Pada konteks teknologi, Komnas Perempuan mencatat kenaikan kasus kekerasan berbasis gender di ruang siber sejak 2017 dan mengalami puncaknya di masa pandemi Covid-19. Kerentanan perempuan terhadap teknologi muncul karena kebanyakan dari mereka tidak terbiasa dengan dunia siber ditambah kerentanan sebagai perempuan kepala keluarga yang penuh stigma dan diskriminasi serta terasing dari teknologi. “Penyebaran video atau foto bernuansa seksual untuk pembalasan dendam tercatat paling banyak dilakukan oleh pasangan intim seperti suami, mantan suami, pacar, mantan pacar, hingga teman dekat”, kata Komisioner Satyawanti Mashudi.
Data selama 5 tahun Komnas Perempuan (2016-2020) mencatat 889 kasus kekerasan yang dilakukan mantan suami, baik dalam bentuk kekerasan fisik, psikis, seksual – termasuk siber – dan/atau ekonomi.
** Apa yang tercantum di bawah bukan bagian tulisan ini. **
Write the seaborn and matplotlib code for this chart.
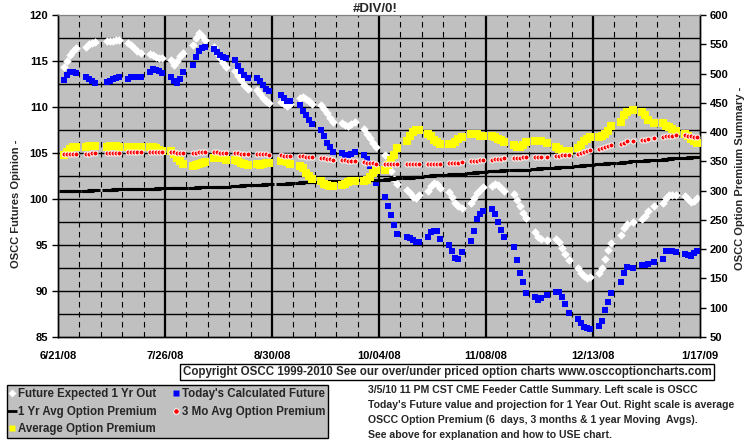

Situasi ini memperlihatkan bahwa kekerasan siber yang dilakukan mantan suami merupakan bentuk KDRT berlanjut (post separation abuse). Sayangnya, perlindungan perempuan dari kekerasan berbasis gender termasuk di ruang siber masih amat minim.
“Merespons situasi ini penting bagi negara untuk betul-betul memberikan perlindungan substantif bagi perempuan kepala keluarga yang mengalami kekerasan oleh mantan suami yang kerap bertumpang tindih dengan kekerasan lainnya,” tegas Wakil Ketua Komnas Perempuan Mariana Amiruddin.
Di Indonesia, sebutan ‘Perempuan Kepala Keluarga’ lebih dikenal dengan janda, sehingga dapat juga disebut ‘Hari Janda Internasional’ yang bertujuan untuk mengatasi kemiskinan dan ketidakadilan yang dihadapi oleh jutaan janda di seluruh dunia. Terinspirasi dari seorang perempuan yang menjadi janda di usia 37 tahun dan harus membesarkan ketujuh anaknya sendirian dalam kemiskinan dan ketidakadilan.
Mariana menambahkan, selain kemiskinan, ketidakadilan yang dihadapi janda adalah stigmatisasi sosial. Banyak janda cerai mati ataupun hidup cenderung disalahkan ketika kehilangan atau ditinggal suaminya.
Di Indonesia ada kebudayaan atau kebiasaan yang menjadikan atribut janda sebagai simbol seks atau bahan pelecehan seksual, yaitu sebagai perempuan yang ‘lapar seks’, penggoda atau perebut suami orang, sehingga keberadaannya sering dianggap ancaman bagi perempuan-perempuan yang bersuami.
“Faktanya, tidak sedikit janda yang enggan menikah lagi karena kuatir menambah beban dengan keberadaan suami baru yang tidak bisa mendukung kondisinya,” imbuhnya.